Disney also owns streaming services -- Disney+ and Hulu -- and generates revenue through cable channels and content licensing. Disney's streaming services stand out as a key revenue driver. They now have more than 221 million total subscriptions. And Disney expects Disney+ to reach profitability by fiscal 2024.
So, there are plenty of catalysts to drive Disney share gains over time.
2. Procter & Gamble
Procter & Gamble (PG -0.56%) is another company with brand strength. P&G is the maker of many brands you're probably very familiar with, such as Bounty paper towels and Tide laundry detergent.
Brand strength has led to a track record of revenue and profit gains over time.
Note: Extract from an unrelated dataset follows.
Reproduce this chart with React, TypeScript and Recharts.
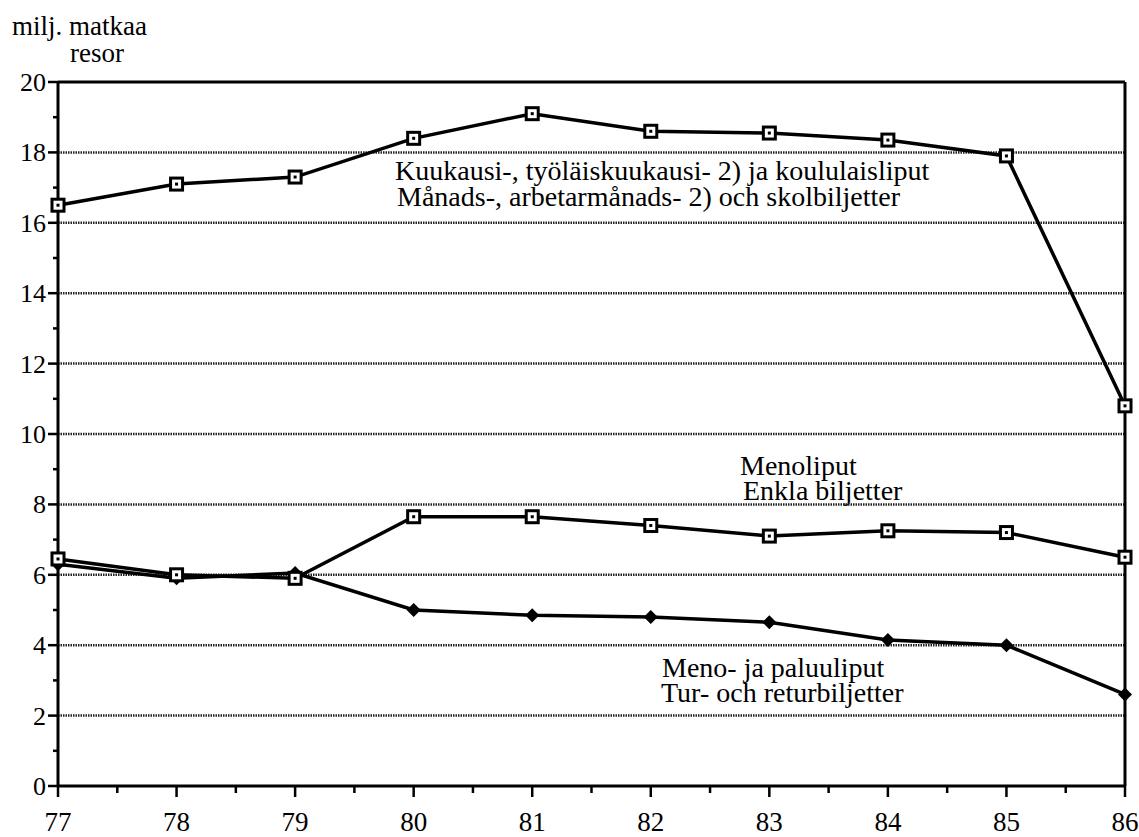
import React from "react";
import { LineChart, Line, XAxis, YAxis, ReferenceLine, Customized } from "recharts";

const years = [77, 78, 79, 80, 81, 82, 83, 84, 85, 86];
const monthly = [16.5, 17.1, 17.3, 18.4, 19.1, 18.6, 18.55, 18.35, 17.9, 10.8];
const single = [6.45, 6.0, 5.9, 7.65, 7.65, 7.4, 7.1, 7.25, 7.2, 6.5];
const returnT = [6.3, 5.9, 6.05, 5.0, 4.85, 4.8, 4.65, 4.15, 4.0, 2.6];

const xTicks = [77, 77.5, 78, 78.5, 79, 79.5, 80, 80.5, 81, 81.5, 82, 82.5, 83, 83.5, 84, 84.5, 85, 85.5, 86];
const yTicks = [0, 1, 2, 3, 4, 5, 6, 7, 8, 9, 10, 11, 12, 13, 14, 15, 16, 17, 18, 19, 20];
const gridValues = [2, 4, 6, 8, 10, 12, 14, 16, 18];

const yTitle = ["milj. matkaa", "resor"];
const labelMonthly = ["Kuukausi-, työläiskuukausi- 2) ja koululaisliput", "Månads-, arbetarmånads- 2) och skolbiljetter"];
const labelSingle = ["Menoliput", "Enkla biljetter"];
const labelReturn = ["Meno- ja paluuliput", "Tur- och returbiljetter"];

const data = years.map((y, i) => ({ year: y, monthly: monthly[i], single: single[i], ret: returnT[i] }));

const FONT = "Liberation Serif, Times New Roman, Times, serif";

const SquareDot = (props: any) => {
  const { cx, cy } = props;
  if (cx == null || cy == null) return null;
  return (
    <g>
      <rect x={cx - 6} y={cy - 6} width={12} height={12} fill="#fff" stroke="#000" strokeWidth={3} />
      <rect x={cx - 1.5} y={cy - 1.5} width={3} height={3} fill="#000" />
    </g>
  );
};

const DiamondDot = (props: any) => {
  const { cx, cy } = props;
  if (cx == null || cy == null) return null;
  return <polygon points={`${cx},${cy - 7} ${cx + 7},${cy} ${cx},${cy + 7} ${cx - 7},${cy}`} fill="#000" />;
};

const YTick = (props: any) => {
  const { x, y, payload } = props;
  const v = payload.value;
  const major = v % 2 === 0;
  return (
    <g>
      <line x1={x - (major ? 10 : 5)} x2={x} y1={y} y2={y} stroke="#000" strokeWidth={2.5} />
      {major && (
        <text x={x - 12} y={y + 9} textAnchor="end" fontFamily={FONT} fontSize={26} fill="#000">
          {v}
        </text>
      )}
    </g>
  );
};

const XTick = (props: any) => {
  const { x, y, payload } = props;
  const v = payload.value;
  const major = Number.isInteger(v);
  return (
    <g>
      <line x1={x} x2={x} y1={y} y2={y + (major ? 11 : 7)} stroke="#000" strokeWidth={2.5} />
      {major && (
        <text x={x} y={y + 45} textAnchor="middle" fontFamily={FONT} fontSize={27} fill="#000">
          {v}
        </text>
      )}
    </g>
  );
};

const Annotations = () => {
  const t = (lines: string[], x: number[], y: number[], size: number) => (
    <text fontFamily={FONT} fontSize={size} fill="#000">
      {lines.map((s, i) => (
        <tspan key={s} x={x[i]} y={y[i]}>
          {s}
        </tspan>
      ))}
    </text>
  );
  return (
    <g>
      {t(yTitle, [12, 70], [35, 62], 27)}
      {t(labelMonthly, [395, 397], [180, 206], 28)}
      {t(labelSingle, [740, 743], [475, 500], 28)}
      {t(labelReturn, [662, 661], [677, 702], 28)}
    </g>
  );
};

export default function App() {
  return (
    <div style={{ position: "absolute", left: 0, top: 0, background: "#fff" }}>
      <LineChart width={1139} height={837} data={data} margin={{ top: 82, right: 14, bottom: 11, left: 0 }}>
        {gridValues.map((g) => (
          <ReferenceLine key={g} y={g} stroke="#222" strokeWidth={2.5} strokeDasharray="1.5 1" />
        ))}
        <ReferenceLine y={20} stroke="#000" strokeWidth={3} />
        <ReferenceLine x={86} stroke="#000" strokeWidth={3} />
        <XAxis
          dataKey="year"
          type="number"
          domain={[77, 86]}
          ticks={xTicks}
          interval={0}
          height={40}
          tickSize={0}
          tickMargin={0}
          tickLine={false}
          tick={<XTick />}
          axisLine={{ stroke: "#000", strokeWidth: 3 }}
          allowDecimals
        />
        <YAxis
          type="number"
          domain={[0, 20]}
          ticks={yTicks}
          interval={0}
          width={58}
          tickSize={0}
          tickMargin={0}
          tickLine={false}
          tick={<YTick />}
          axisLine={{ stroke: "#000", strokeWidth: 3 }}
        />
        <Line dataKey="ret" stroke="#000" strokeWidth={3.5} dot={<DiamondDot />} isAnimationActive={false} />
        <Line dataKey="single" stroke="#000" strokeWidth={3.5} dot={<SquareDot />} isAnimationActive={false} />
        <Line dataKey="monthly" stroke="#000" strokeWidth={3.5} dot={<SquareDot />} isAnimationActive={false} />
        <Customized component={Annotations} />
      </LineChart>
    </div>
  );
}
The company also has maintained a steady level of return on invested capital.
P&G has the advantage of selling items people can't avoid buying -- even if times are tough. And often, shoppers see the value of buying a better-quality product so they will stick with a top P&G brand. For instance, you might only need one Bounty paper towel to pick up a spill versus several of a lower-priced brand.
P&G faces the challenge of rising inflation. Higher inflation lifts the costs of raw materials and transporting goods. The impact of that could be reflected in earnings in the coming weeks or months. But this is a short-term problem. It doesn't change the overall demand for P&G's products or earnings potential farther down the road.
It's also important to note that P&G is a Dividend King. That means it's lifted its dividend for at least the past 50 years. So, you can count on this consumer goods giant for earnings growth -- and passive income -- over the long term.
Nike (NKE 3.26%) has slipped when it comes to stock performance and earnings in recent times. The shares are down 46% so far this year. And Nike disappointed investors last week when it reported higher inventory levels and a lower gross margin.
But I see this as an opportunity to buy shares of a market leader with a brand that keeps fans coming back. Nike continues to be a favorite brand in the major markets of North America and China. And demand for its products keeps getting stronger.
For example, Nike's 2022 fiscal year (ended May 31) was the strongest ever for the Jordan brand. The brand has reached $5 billion in revenue -- and that's about 20 years after the retirement of basketball legend Michael Jordan. It's clear this brand has plenty of growth potential ahead.
Nike's progress in the booming area of e-commerce is also a big plus. The company's digital business has almost tripled revenue since 2019. That revenue level is now about $10 billion and makes up 24% of total Nike brand revenue. And excluding the impact of currency exchanges, Nike's overall sales rose 10% in the most recent quarter.
Nike's strategy to focus on digital and selling directly to customers clearly is working. These are elements that will contribute to earnings growth over time. And that's why buying more of the shares today -- while they're down -- is a great idea.